[BEGIN]

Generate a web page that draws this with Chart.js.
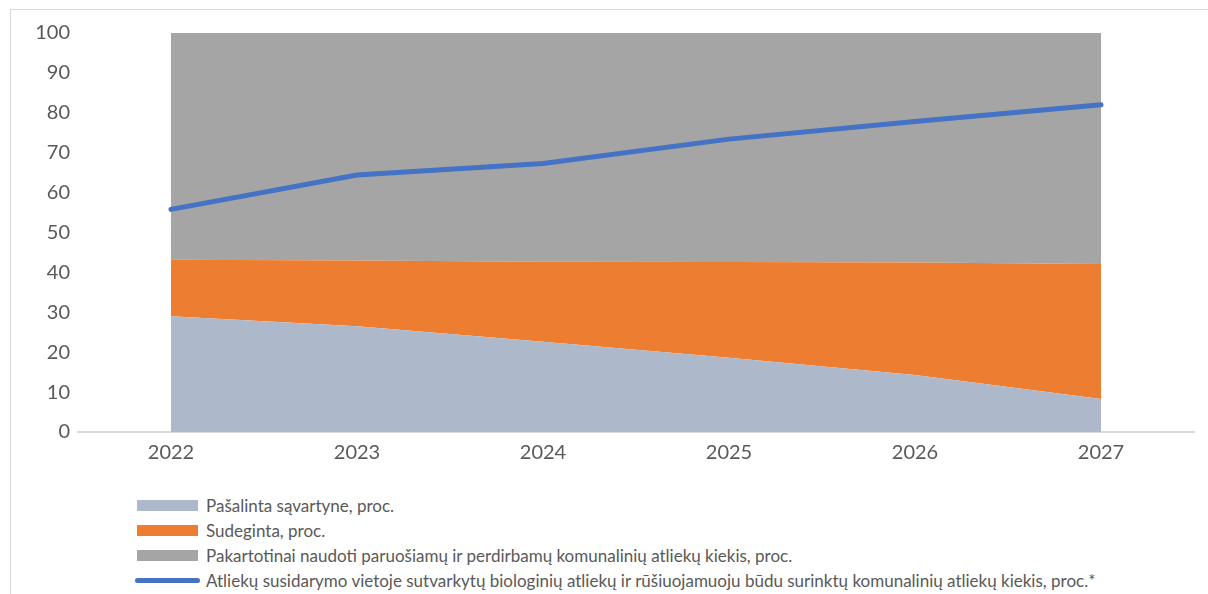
<!DOCTYPE html>
<html>
<head>
<meta charset="utf-8">
<script src="https://cdn.jsdelivr.net/npm/chart.js@4"></script>
<style>
  body { margin: 0; background: #fff; }
  #wrap { position: relative; width: 1208px; height: 594px; overflow: hidden; }
  #frame { position: absolute; left: 10px; top: 9px; width: 1300px; height: 700px;
    border-top: 1px solid #d9d9d9; border-left: 1px solid #d9d9d9; }
  #box { position: absolute; left: 0; top: 0; width: 1208px; height: 470px; }
  #legend { position: absolute; left: 135px; top: 493px; font-family: Lato, sans-serif;
    font-size: 17px; color: #595959; }
  .item { height: 25px; display: flex; align-items: center; }
  .sw { width: 61px; height: 11px; margin: 0 8px 0 2px; }
  .ln { width: 65px; height: 5px; border-radius: 3px; margin: 0 6px 0 0; }
</style>
</head>
<body>
<div id="wrap">
  <div id="frame"></div>
  <div id="box"><canvas id="chart"></canvas></div>
  <div id="legend"></div>
</div>
<script>
const years = ["2022", "2023", "2024", "2025", "2026", "2027"];
const landfilled = [29.0, 26.5, 22.6, 18.6, 14.3, 8.3];
const incinerated = [14.2, 16.5, 20.1, 24.0, 28.2, 33.8];
const recycled = [56.8, 57.0, 57.3, 57.4, 57.5, 57.9];
const bioAndSorted = [55.8, 64.4, 67.3, 73.4, 77.8, 82.0];

const labels = [
  "Pašalinta sąvartyne, proc.",
  "Sudeginta, proc.",
  "Pakartotinai naudoti paruošiamų ir perdirbamų komunalinių atliekų kiekis, proc.",
  "Atliekų susidarymo vietoje sutvarkytų biologinių atliekų ir rūšiuojamuoju būdu surinktų komunalinių atliekų kiekis, proc.*",
];
const colors = ["#adb9ca", "#ed7d31", "#a5a5a5", "#4472c4"];

const area = (i, data, fill) => ({
  label: labels[i],
  data: data,
  backgroundColor: colors[i],
  borderWidth: 0,
  pointRadius: 0,
  fill: fill,
  stack: "areas",
  tension: 0,
});

const chart = new Chart(document.getElementById("chart"), {
  type: "line",
  data: {
    labels: years,
    datasets: [
      area(0, landfilled, "origin"),
      area(1, incinerated, "-1"),
      area(2, recycled, "-1"),
      {
        label: labels[3],
        data: bioAndSorted,
        borderColor: colors[3],
        borderWidth: 5,
        borderCapStyle: "round",
        pointRadius: 0,
        fill: false,
        stack: "line",
        order: -1,
        tension: 0,
      },
    ],
  },
  options: {
    responsive: true,
    maintainAspectRatio: false,
    animation: false,
    layout: { padding: { top: 33, right: 14, left: 10, bottom: 0 } },
    plugins: { legend: { display: false }, tooltip: { enabled: false } },
    scales: {
      x: {
        offset: true,
        grid: { display: false, drawTicks: false },
        border: { display: true, color: "#d9d9d9", width: 2 },
        ticks: { color: "#595959", font: { family: "Lato", size: 20 }, padding: 9 },
        afterFit: (s) => { s.height = 38; },
      },
      y: {
        stacked: true,
        min: 0,
        max: 100,
        grid: { display: false, drawTicks: false },
        border: { display: false },
        ticks: { stepSize: 10, color: "#595959", font: { family: "Lato", size: 20 }, padding: 8 },
        afterFit: (s) => { s.width = 68; },
      },
    },
  },
});

// legend drawn as html, one row per dataset
const legend = document.getElementById("legend");
chart.data.datasets.forEach((ds, i) => {
  const row = document.createElement("div");
  row.className = "item";
  const mark = document.createElement("span");
  mark.className = i === 3 ? "ln" : "sw";
  mark.style.background = colors[i];
  const txt = document.createElement("span");
  txt.textContent = ds.label;
  row.appendChild(mark);
  row.appendChild(txt);
  legend.appendChild(row);
});
</script>
</body>
</html>
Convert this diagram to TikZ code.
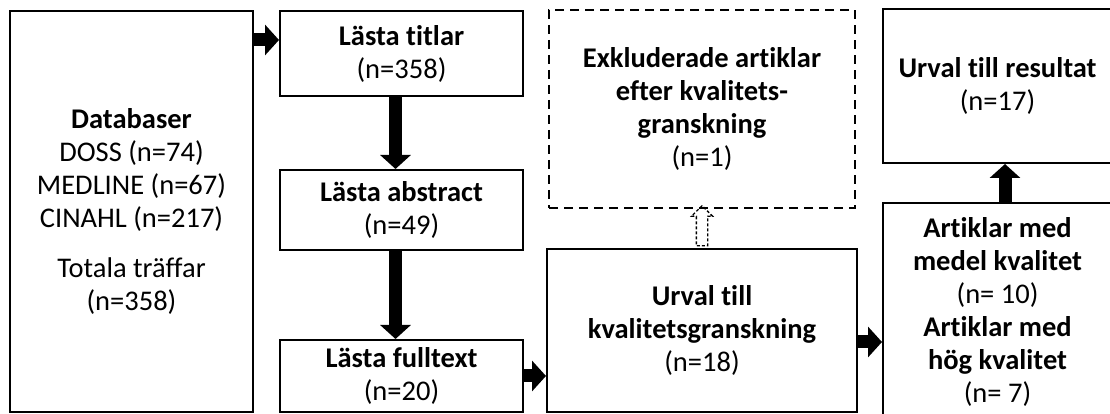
\documentclass[tikz,border=0pt]{standalone}
\usepackage{fontspec}
\setmainfont{Carlito}[Ligatures=NoCommon, RawFeature={-liga;-clig;-dlig}]
\usetikzlibrary{arrows.meta,positioning,calc,shapes.arrows}

\begin{document}
\begin{tikzpicture}[x=1pt,y=1pt]
  \tikzstyle{box}=[draw=black, text=black, fill=white, line width=2pt, align=center, inner sep=0pt, font=\fontsize{28.5}{33}\selectfont]
  \tikzstyle{dashbox}=[box, dash pattern=on 9pt off 6pt]
  \tikzstyle{flow}=[draw=black, line width=13pt, -{Triangle[width=30pt,length=14pt]}]
  \tikzstyle{hollow}=[draw=black, line width=1.3pt, dash pattern=on 3pt off 2pt, single arrow, single arrow head extend=5pt, inner sep=5pt, rotate=90, minimum height=40pt]
  \def\colw{243pt}
  \def\rcolw{229pt}

  \useasboundingbox (0,0) rectangle (1110,414);
  \coordinate (origin) at (0,0);
  \node [box, minimum width=\colw, minimum height=401pt] (db) at ($(origin)+(131.5,202.5)$)
    {\textbf{Databaser}\\ DOSS (n=74)\\ MEDLINE (n=67)\\ CINAHL (n=217)\\[17pt] Totala träffar\\ (n=358)};
  \node [box, minimum width=\colw, minimum height=85pt] (titlar) at ($(db)+(270,158)$)
    {\textbf{Lästa titlar}\\ (n=358)};
  \node [box, minimum width=\colw, minimum height=80pt] (abstract) at ($(titlar)+(0,-156.5)$)
    {\textbf{Lästa abstract}\\ (n=49)};
  \node [box, minimum width=\colw, minimum height=72pt] (fulltext) at ($(abstract)+(0,-166)$)
    {\textbf{Lästa fulltext}\\ (n=20)};
  \node [dashbox, minimum width=306pt, minimum height=198pt] (excl) at ($(origin)+(702,305)$)
    {\textbf{Exkluderade artiklar}\\ \textbf{efter kvalitets-}\\ \textbf{granskning}\\ (n=1)};
  \node [box, minimum width=310pt, minimum height=163pt] (kval) at ($(origin)+(702,83.5)$)
    {\textbf{Urval till}\\ \textbf{kvalitetsgranskning}\\ (n=18)};
  \node [box, minimum width=\rcolw, minimum height=154pt] (result) at ($(origin)+(997.5,328)$)
    {\textbf{Urval till resultat}\\ (n=17)};
  \node [box, minimum width=\rcolw, minimum height=217pt] (artiklar) at ($(origin)+(997.5,102.5)$)
    {\textbf{Artiklar med}\\ \textbf{medel kvalitet}\\ (n= 10)\\ \textbf{Artiklar med}\\ \textbf{hög kvalitet}\\ (n= 7)};

  \coordinate (d1) at ($(titlar.west)+(0,13.5)$);
  \coordinate (k1) at ($(kval.east)+(0,-11.5)$);
  \draw [flow] (db.east |- d1) -- (d1);
  \draw [flow] ($(titlar.south)+(-6,0)$) -- ($(abstract.north)+(-6,0)$);
  \draw [flow] ($(abstract.south)+(-6,0)$) -- ($(fulltext.north)+(-6,0)$);
  \draw [flow] (fulltext.east) -- (kval.west |- fulltext.east);
  \draw [flow] (k1) -- (k1 -| artiklar.west);
  \draw [flow] ($(artiklar.north)+(7.5,0)$) -- ($(result.south)+(7.5,0)$);
  \node [hollow] (exclarrow) at ($(kval.north)!0.5!(excl.south)$) {};
\end{tikzpicture}
\end{document}
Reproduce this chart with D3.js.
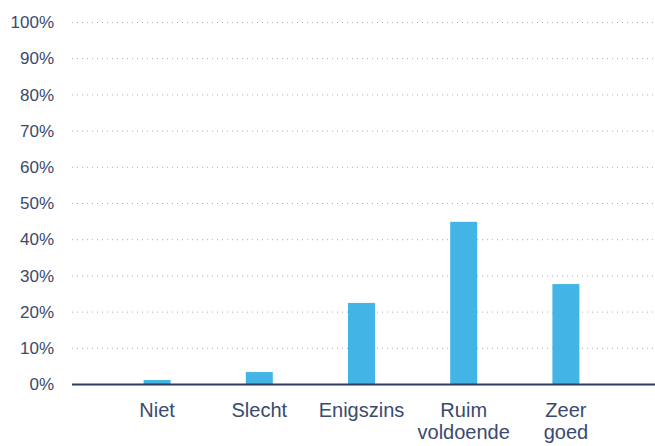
<html>
<head>
<script src="https://cdnjs.cloudflare.com/ajax/libs/d3/7.8.5/d3.min.js"></script>
<style>
  body { margin: 0; background: #fff; }
  text { font-family: "Liberation Sans", Arial, sans-serif; fill: #3a4a6e; }
</style>
</head>
<body>
<div id="vis_container"></div>
<script>
    // data
    var categories = ["Niet", "Slecht", "Enigszins", "Ruim voldoende", "Zeer goed"];
    var values = [1.1, 3.3, 22.4, 44.8, 27.6];
    var yTicks = [0, 10, 20, 30, 40, 50, 60, 70, 80, 90, 100];

    var width = 655, height = 446;
    var plotLeft = 72, plotRight = 655, plotTop = 22, base = 384;

    var svg = d3.select("#vis_container")
                .append("svg")
                .attr("width", width)
                .attr("height", height);

    var x = d3.scaleBand()
        .domain(categories)
        .range([106, 617])
        .paddingInner(0.736)
        .paddingOuter(0.368);

    var y = d3.scaleLinear()
        .domain([0, 100])
        .range([base, plotTop]);

    // gridlines
    svg.append("g").selectAll("line")
        .data(yTicks.filter(function(d) { return d > 0; }))
        .enter().append("line")
        .attr("x1", plotLeft).attr("x2", plotRight)
        .attr("y1", function(d) { return y(d) + 0.5; })
        .attr("y2", function(d) { return y(d) + 0.5; })
        .style("stroke", "#a3a9c4")
        .style("stroke-width", 1)
        .style("stroke-dasharray", "1,4");

    // y tick labels
    svg.append("g").selectAll("text")
        .data(yTicks)
        .enter().append("text")
        .attr("x", 54)
        .attr("y", function(d) { return y(d); })
        .attr("dy", "0.36em")
        .attr("text-anchor", "end")
        .style("font-size", "17px")
        .text(function(d) { return d + "%"; });

    // bars
    svg.append("g").selectAll("rect")
        .data(values)
        .enter().append("rect")
        .attr("x", function(d, i) { return x(categories[i]); })
        .attr("width", x.bandwidth())
        .attr("y", function(d) { return y(d); })
        .attr("height", function(d) { return base - y(d); })
        .style("fill", "#42b4e6");

    // baseline
    svg.append("line")
        .attr("x1", plotLeft).attr("x2", plotRight)
        .attr("y1", base + 0.5).attr("y2", base + 0.5)
        .style("stroke", "#2d3c5e")
        .style("stroke-width", 2);

    // x labels
    var lab = svg.append("g").selectAll("text")
        .data(categories)
        .enter().append("text")
        .attr("text-anchor", "middle")
        .attr("transform", function(d) {
            return "translate(" + (x(d) + x.bandwidth() / 2) + ",417)";
        })
        .style("font-size", "20px");

    lab.selectAll("tspan")
        .data(function(d) { return d.split(" "); })
        .enter().append("tspan")
        .attr("x", 0)
        .attr("dy", function(d, i) { return i ? 22 : 0; })
        .text(function(d) { return d; });
</script>
</body>
</html>
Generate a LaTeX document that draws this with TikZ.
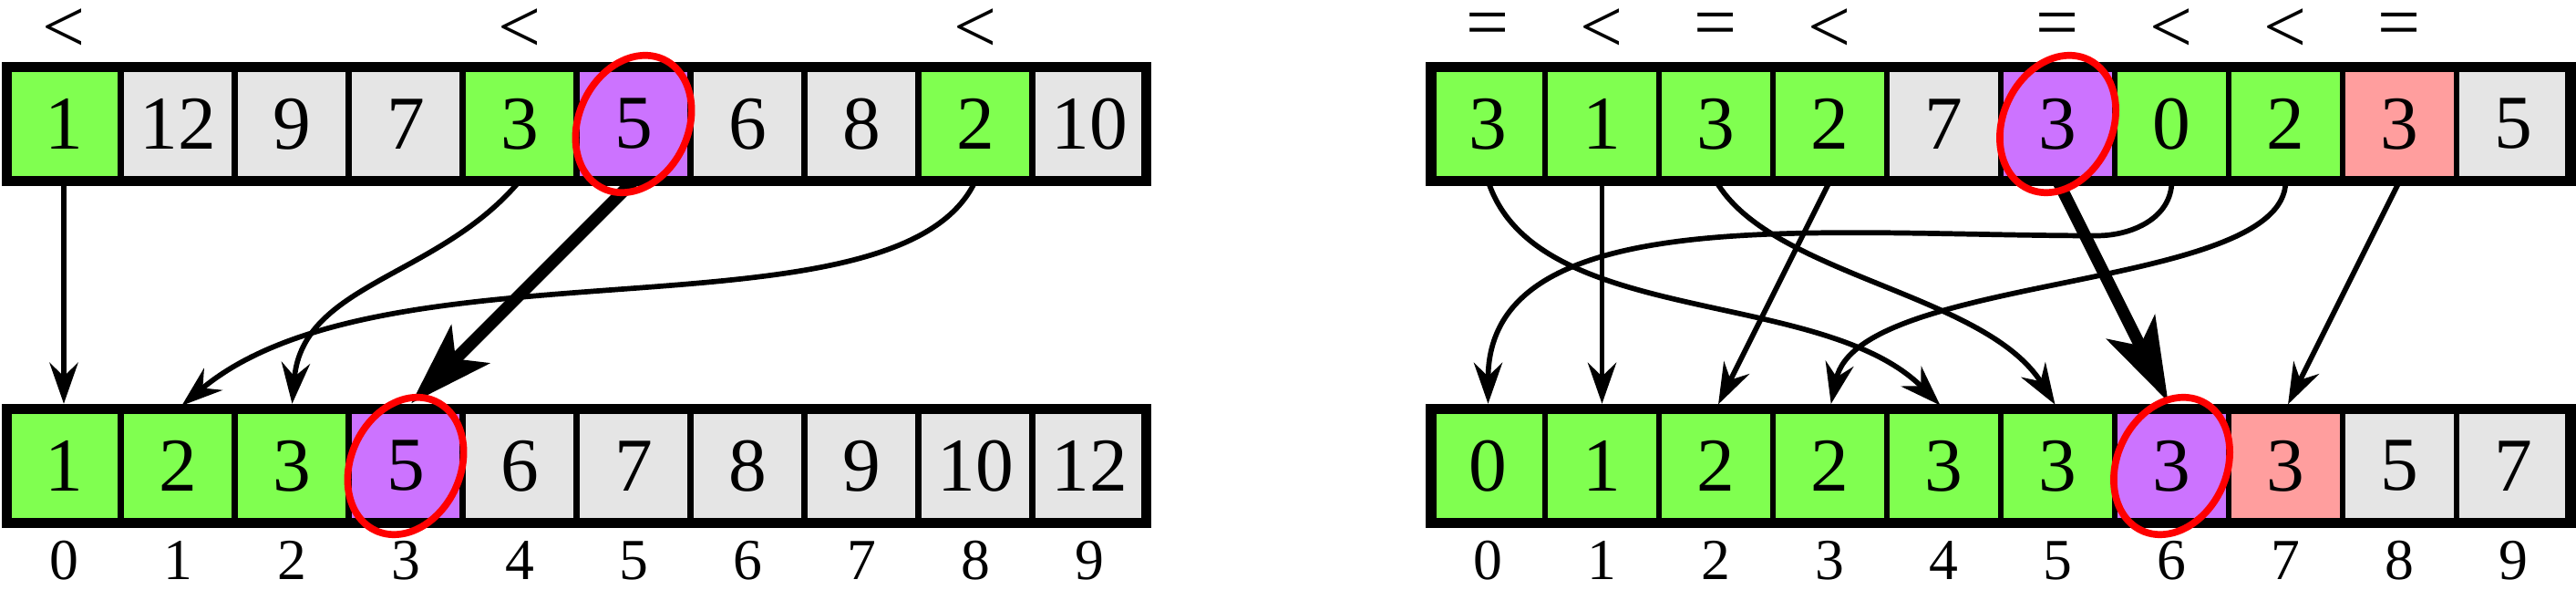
\documentclass[tikz,border=0pt]{standalone}
\usepackage{fontspec}
\setmainfont{Liberation Serif}
\usepackage{xcolor}
\usepackage{tikz}
\usetikzlibrary{arrows.meta}

\definecolor{cg}{RGB}{128,255,80}
\definecolor{cy}{RGB}{229,229,229}
\definecolor{cp}{RGB}{204,115,255}
\definecolor{cr}{RGB}{255,158,158}

\tikzset{
  cell/.style={draw, line width=1.5pt, minimum size=1cm, inner sep=0pt, outer sep=0pt,
    font=\fontsize{19}{22}\selectfont},
  frame/.style={line width=2.6pt},
  idx/.style={font=\fontsize{14.5}{17}\selectfont},
  cmp/.style={font=\fontsize{19}{22}\selectfont},
  ring/.style={red, line width=1.75pt},
  link/.style={->, line width=1.3pt, shorten >=1.3pt},
  biglink/.style={-{Stealth[length=7.3mm, width=4.7mm, inset=1.8mm]}, line width=3pt, shorten >=2pt}
}

\begin{document}
\begin{tikzpicture}[>={Stealth[length=3.6mm, width=2.5mm, inset=1.2mm]}]
    \useasboundingbox (-0.06,-0.588) rectangle (22.548,4.588);

    % 1. Mảng bên trái: hàng trên và hàng đã sắp xếp
    \foreach \v/\c [count=\i from 0] in {1/cg, 12/cy, 9/cy, 7/cy, 3/cg, 5/cp, 6/cy, 8/cy, 2/cg, 10/cy}
        \node[cell, fill=\c] (lt\i) at (\i+0.5,3.5) {\v};
    \foreach \v/\c [count=\i from 0] in {1/cg, 2/cg, 3/cg, 5/cp, 6/cy, 7/cy, 8/cy, 9/cy, 10/cy, 12/cy}
        \node[cell, fill=\c] (lb\i) at (\i+0.5,0.5) {\v};
    \draw[frame] (lt0.south west) rectangle (lt9.north east);
    \draw[frame] (lb0.south west) rectangle (lb9.north east);
    \foreach \i in {0,...,9}
        \node[idx] (li\i) at (\i+0.5,-0.33) {\i};
    \node[cmp] (lc0) at (0.5,4.32) {<};
    \node[cmp] (lc4) at (4.5,4.32) {<};
    \node[cmp] (lc8) at (8.5,4.32) {<};

    % 2. Mảng bên phải
    \foreach \v/\c [count=\i from 0] in {3/cg, 1/cg, 3/cg, 2/cg, 7/cy, 3/cp, 0/cg, 2/cg, 3/cr, 5/cy}
        \node[cell, fill=\c] (rt\i) at (\i+13,3.5) {\v};
    \foreach \v/\c [count=\i from 0] in {0/cg, 1/cg, 2/cg, 2/cg, 3/cg, 3/cg, 3/cp, 3/cr, 5/cy, 7/cy}
        \node[cell, fill=\c] (rb\i) at (\i+13,0.5) {\v};
    \draw[frame] (rt0.south west) rectangle (rt9.north east);
    \draw[frame] (rb0.south west) rectangle (rb9.north east);
    \foreach \i in {0,...,9}
        \node[idx] (ri\i) at (\i+13,-0.33) {\i};
    \node[cmp] (rc0) at (13,4.32) {=};
    \node[cmp] (rc1) at (14,4.32) {<};
    \node[cmp] (rc2) at (15,4.32) {=};
    \node[cmp] (rc3) at (16,4.32) {<};
    \node[cmp] (rc5) at (18,4.32) {=};
    \node[cmp] (rc6) at (19,4.32) {<};
    \node[cmp] (rc7) at (20,4.32) {<};
    \node[cmp] (rc8) at (21,4.32) {=};

    % 3. Các mũi tên bên trái
    \draw[link] (lt0.south) -- (lb0.north);
    \draw[link] (lt4.south) to[out=-130, in=85] (lb2.north);
    \draw[link] (lt8.south) to[out=-115, in=40, out distance=1.6cm, in distance=2.4cm] (lb1.north);
    \draw[biglink] (lt5.south) -- (lb3.north);

    % 4. Các mũi tên bên phải
    \draw[link] (rt0.south) to[out=-72, in=135, out distance=1.36cm, in distance=1.52cm] (rb4.north);
    \draw[link] (rt1.south) -- (rb1.north);
    \draw[link] (rt2.south) to[out=-60, in=122, out distance=0.96cm, in distance=1.2cm] (rb5.north);
    \draw[link] (rt3.south) -- (rb2.north);
    \draw[link] (rt6.south) to[out=-90, in=0] ++(-0.66,-0.48)
        to[out=180, in=90, out distance=2.4cm, in distance=1.84cm] (rb0.north);
    \draw[link] (rt7.south) to[out=-90, in=78, out distance=0.97cm, in distance=1.22cm] (rb3.north);
    \draw[link] (rt8.south) -- (rb7.north);
    \draw[biglink] (rt5.south) -- (rb6.north);

    % 5. Khoanh đỏ phần tử chốt
    \foreach \n in {lt5, lb3, rt5, rb6}
        \draw[ring, rotate around={-25:(\n.center)}] (\n.center) circle [x radius=0.48, y radius=0.625];
\end{tikzpicture}
\end{document}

[END]

**Exercise requirements**
Every line containing the string "Generate" must be listed.

**Exercise result**
Generate a web page that draws this with Chart.js.
Generate a LaTeX document that draws this with TikZ.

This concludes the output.